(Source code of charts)
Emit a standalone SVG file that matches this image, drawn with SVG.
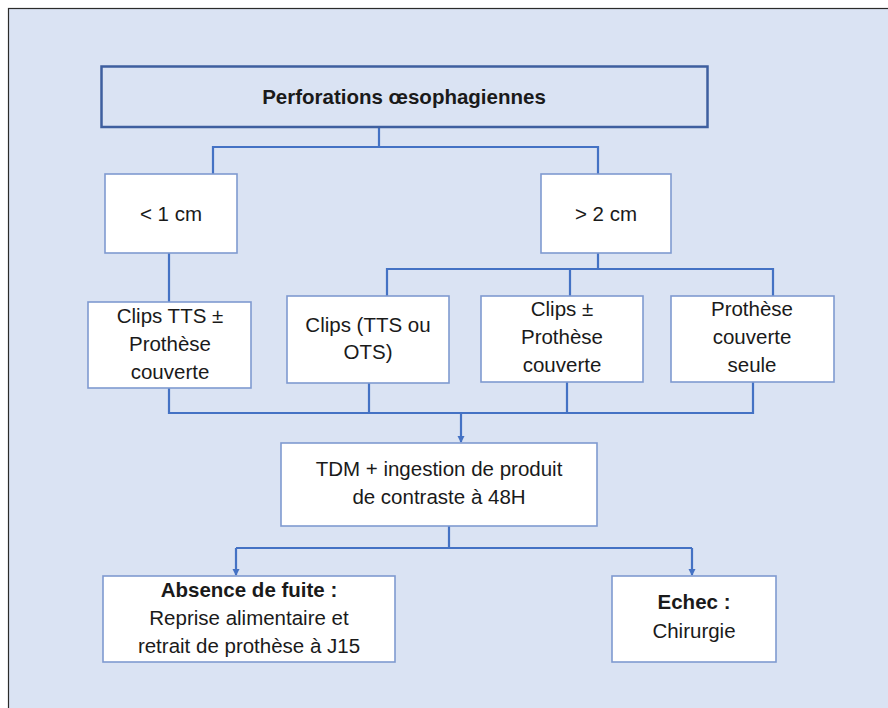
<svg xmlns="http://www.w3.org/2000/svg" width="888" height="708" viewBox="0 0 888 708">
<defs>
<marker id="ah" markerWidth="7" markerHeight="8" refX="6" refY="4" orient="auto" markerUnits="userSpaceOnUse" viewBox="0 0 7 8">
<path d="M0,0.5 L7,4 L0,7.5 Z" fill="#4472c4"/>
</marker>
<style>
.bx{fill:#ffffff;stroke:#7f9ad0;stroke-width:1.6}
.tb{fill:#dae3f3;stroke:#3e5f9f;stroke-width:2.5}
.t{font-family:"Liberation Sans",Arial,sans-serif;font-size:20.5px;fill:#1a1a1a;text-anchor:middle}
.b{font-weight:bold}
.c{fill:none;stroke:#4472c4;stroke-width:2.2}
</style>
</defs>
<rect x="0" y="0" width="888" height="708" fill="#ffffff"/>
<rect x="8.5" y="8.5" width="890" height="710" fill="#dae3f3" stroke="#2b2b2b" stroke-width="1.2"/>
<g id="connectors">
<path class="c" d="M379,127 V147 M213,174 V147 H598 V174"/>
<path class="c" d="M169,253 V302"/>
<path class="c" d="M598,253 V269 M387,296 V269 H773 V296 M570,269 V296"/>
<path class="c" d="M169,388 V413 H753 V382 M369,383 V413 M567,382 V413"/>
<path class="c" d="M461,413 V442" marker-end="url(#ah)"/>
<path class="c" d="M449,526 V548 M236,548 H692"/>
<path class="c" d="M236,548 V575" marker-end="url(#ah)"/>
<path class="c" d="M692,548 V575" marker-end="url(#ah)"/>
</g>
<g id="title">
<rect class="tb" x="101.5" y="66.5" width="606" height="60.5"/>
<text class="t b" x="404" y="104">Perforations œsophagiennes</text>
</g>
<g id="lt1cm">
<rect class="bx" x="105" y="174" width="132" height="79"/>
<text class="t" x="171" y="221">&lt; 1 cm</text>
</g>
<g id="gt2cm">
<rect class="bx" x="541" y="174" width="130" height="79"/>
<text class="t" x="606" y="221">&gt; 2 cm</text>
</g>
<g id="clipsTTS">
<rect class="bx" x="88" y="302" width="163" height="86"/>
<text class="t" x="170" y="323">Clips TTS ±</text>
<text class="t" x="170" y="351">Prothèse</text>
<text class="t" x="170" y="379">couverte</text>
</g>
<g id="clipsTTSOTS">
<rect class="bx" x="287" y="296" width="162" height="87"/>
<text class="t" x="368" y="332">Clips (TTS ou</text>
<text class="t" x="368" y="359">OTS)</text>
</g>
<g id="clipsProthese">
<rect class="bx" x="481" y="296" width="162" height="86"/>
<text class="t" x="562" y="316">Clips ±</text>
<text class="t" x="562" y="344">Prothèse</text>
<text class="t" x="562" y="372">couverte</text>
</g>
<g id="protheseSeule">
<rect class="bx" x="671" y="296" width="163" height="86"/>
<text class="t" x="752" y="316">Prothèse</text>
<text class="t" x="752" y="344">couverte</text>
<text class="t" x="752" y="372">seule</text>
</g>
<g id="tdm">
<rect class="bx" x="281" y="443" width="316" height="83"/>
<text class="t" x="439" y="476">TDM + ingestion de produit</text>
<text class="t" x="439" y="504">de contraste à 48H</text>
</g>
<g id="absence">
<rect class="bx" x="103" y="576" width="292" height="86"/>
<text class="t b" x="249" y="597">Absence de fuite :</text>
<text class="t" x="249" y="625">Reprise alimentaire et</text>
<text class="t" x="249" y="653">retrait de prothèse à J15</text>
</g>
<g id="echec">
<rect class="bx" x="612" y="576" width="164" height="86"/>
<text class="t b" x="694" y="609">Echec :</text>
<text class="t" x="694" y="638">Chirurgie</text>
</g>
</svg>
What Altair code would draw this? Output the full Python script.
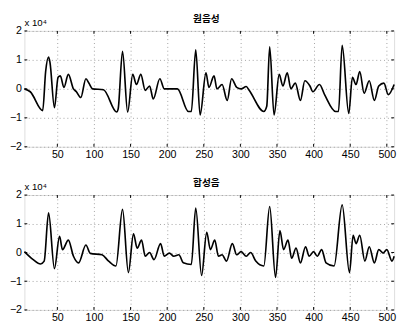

▶ _Brief_
In the listing, find all lines with the string "this" and copy them.

▶ _Finished answer_
Emit a standalone SVG file that matches this image, drawn with SVG.
What Altair code would draw this? Output the full Python script.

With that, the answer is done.